Whoever Owns the Silent Hill Web Domain is Using it for Tall Lady Memes

After some buzz yesterday concerning Silent Hill franchise composer Akira Yamaoka teasing a new project, all eyes have turned back to our favorite foggy town’s future. This morning, a few fans thought to check the official Silent Hill web domain, which was the cause of quite a bit of fuss in 2019 due to it defaulting out of Konami’s hands. What they found was… unexpected. After years of either being a completely blank page or a parked website that popped up search items for the series, the page has now received its first full makeover since about 2008. Uhhhh, well, see for yourself:

Yep, that’s a Resident Evil 8 meme on the official Silent Hill website. If you missed all of the meme-age, over the past few weeks Resident Evil fans and non-fans alike became absolutely obsessed with one of Resident Evil 8‘s primary antagonists, Alcina Dimitrescu, also known as the Tall Lady. It’s been an absolute roller coaster, from a combination of cosplay, fanart, and straight-up horny posting, to memes and now even corporate-sponsored memes (which of course means that the meme is now dead). All of this reached a fever pitch when Capcom revealed her official height, which is 9’6, including hat and shoes. I, and I’m sure many other Silent Hill fans, were not expecting the official Silent Hill website to jump in on this with a meme of their own, of course referencing the franchise’s most popular creature, Pyramid Head (albeit the film version).

This of course calls into question who exactly owns the Silent Hill web domain. After it defaulted in 2019, the site went up for sale for just under a cool $10,000 USD, which is hardly an insubstantial sum. Unfortunately, I appear to have never actually written about it, but the Silent Hill web domain was eventually repurchased by someone about a month or so after it defaulted, but we’ve never known for sure who. You can check the web domain’s history on ICANN Lookup, but the client holder and all pertinent information is labeled as prohibited. You can see listings for delete, renew, transfer, and update, but those don’t mean anything (even transfer, it simply refers the transfer from dormant to active again). You can see when the domain was founded, 2003, and that it defaults again at the end of this year unless the client chooses to re-purchase.

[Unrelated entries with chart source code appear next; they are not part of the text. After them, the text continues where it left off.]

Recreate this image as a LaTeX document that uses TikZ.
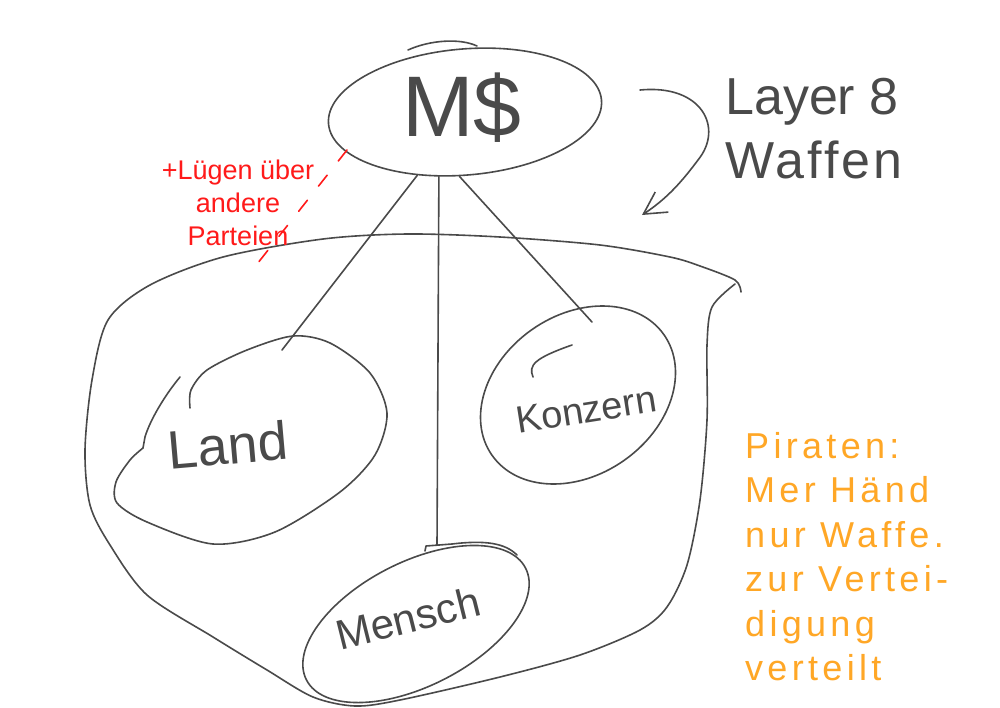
\documentclass[tikz,border=0pt]{standalone}
\usepackage{fontspec}
\setmainfont{Liberation Sans}
\usetikzlibrary{arrows.meta,shapes.geometric}
\definecolor{ink}{HTML}{4A4A4A}
\definecolor{redink}{HTML}{FF1A1A}
\definecolor{orangeink}{HTML}{FFA726}
\begin{document}
\begin{tikzpicture}[x=1pt,y=-1pt,
  pen/.style={draw=ink,line width=1.6pt,line cap=round,line join=round},
  blob/.style={ellipse,pen,inner sep=0pt},
  lbl/.style={text=ink,inner sep=0pt},
]
\useasboundingbox (0,0) rectangle (1000,707);
\fill[white] (0,0) rectangle (1000,707);

% big outline
\draw[pen] plot[smooth] coordinates {(741,292) (735,280) (700,266) (670,257) (600,245) (500,237) (407,234) (323,239) (223,257) (150,285) (108,320) (92,380) (85,450) (90,505) (110,545) (147,595) (213,637) (267,670) (313,697) (355,706) (400,700) (500,677) (580,655) (640,630) (667,607) (687,565) (700,500) (707,420) (707,345) (712,307) (735,284)};

% M$
\node[blob,minimum width=274pt,minimum height=126pt,rotate=5] (ms) at (465,112) {};
\node[lbl,font=\fontsize{86}{86}\selectfont] (mstext) at (462,108) {M\$};
\draw[pen] (408,50) .. controls (430,40) and (460,38) .. (477,46);

% Land
\draw[pen] plot[smooth] coordinates {(143,448) (130,460) (116,482) (117,503) (147,522) (213,544) (275,532) (340,492) (375,455) (387,413) (370,373) (330,343) (293,336) (247,350) (207,370) (191,390) (190,408)};
\draw[pen] (180,377) .. controls (165,395) and (150,420) .. (145,437) -- (143,448);
\coordinate (landtop) at (282,350);
\node[lbl,font=\fontsize{54}{54}\selectfont,rotate=5] (landtext) at (228,445) {Land};

% Konzern
\node[blob,minimum width=210pt,minimum height=160pt,rotate=35] (konzern) at (578,395) {};
\draw[pen] (533,377) .. controls (528,365) and (535,358) .. (572,345);
\coordinate (konzerntop) at (592,322);
\node[lbl,font=\fontsize{38}{38}\selectfont,rotate=9] (konzerntext) at (586,410) {Konzern};

% Mensch
\node[blob,minimum width=246pt,minimum height=124pt,rotate=27] (mensch) at (416,624) {};
\draw[pen] (425,551) -- (426,546) -- (452,544) .. controls (485,540) and (505,543) .. (517,555);
\coordinate (menschtop) at (437,545);
\node[lbl,font=\fontsize{42}{42}\selectfont,rotate=14] (menschtext) at (408,618) {Mensch};

% connectors
\draw[pen] (ms.228) -- (landtop);
\draw[pen] (ms.243) -- (menschtop);
\draw[pen] (ms.260) -- (konzerntop);

% arrow
\coordinate (arrowstart) at (640,90);
\coordinate (arrowtip) at (642,215);
\draw[pen,-{Straight Barb[length=22pt,width=24pt]}] (arrowstart) .. controls (702,84) and (724,128) .. (698,160) .. controls (683,180) and (668,198) .. (arrowtip);
\node[lbl,font=\fontsize{52}{64}\selectfont,align=left,anchor=north west] (layer) at (725,78) {Layer 8\\\addfontfeatures{LetterSpace=6}Waffen};

% red
\coordinate (dashtop) at (347,150);
\coordinate (dashbot) at (250,273);
\draw[redink,line width=1.6pt,line cap=round,dash pattern=on 14pt off 18pt] (dashtop) -- (dashbot);
\node[text=redink,inner sep=0pt,font=\fontsize{27}{33}\selectfont,align=center] (lies) at (238,203) {+Lügen über\\andere\\Parteien};

% orange
\node[text=orangeink,inner sep=0pt,font=\fontsize{36}{44.5}\selectfont\addfontfeatures{LetterSpace=12},align=left,anchor=north west] (piraten) at (745,432) {Piraten:\\Mer Händ\\nur Waffe.\\zur Vertei-\\digung\\verteilt};
\end{tikzpicture}
\end{document}
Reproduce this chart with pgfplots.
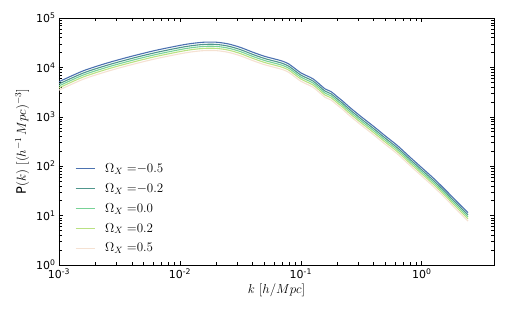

We’d assumed that Konami had been the ones to purchase the domain again, especially as they have been making efforts to actively reinvigorate the brand through tie-in content and even activating an all-new (and verified) Twitter account. Seeing this meme pop up on the site (and only the site, I might ad — it has yet to surface on any other official Silent Hill channels) gives great pause to that idea, especially seeing as, if nobody had checked the site, nobody would’ve seen this bizarre update. If not Konami, though, who? An enterprising, and apparently very rich, fan grabbing the domain for kicks is plausible, although it feels weird that this is all that they’d use it for. In a fantasy world where I had 10 grand to throw away on a web domain, I think I’d use it for a lot more than a single meme in nearly a year of ownership. I don’t think I’d have been able to resist throwing up something like a count-down timer, similar to the infamous Black Hound incident from 2015.

If Konami really does own the site, it stands to reason that jumping into the Tall Lady meme fray is a good way of drawing attention to the site being active again even though the series doesn’t have anything to show yet, but it’d be incredibly strange marketing. Again, no other Silent Hill hubs like the Twitter or Facebook accounts have used this image.

We’ll keep you posted, and will be periodically checking Silent Hill‘s website from time to time for more changes.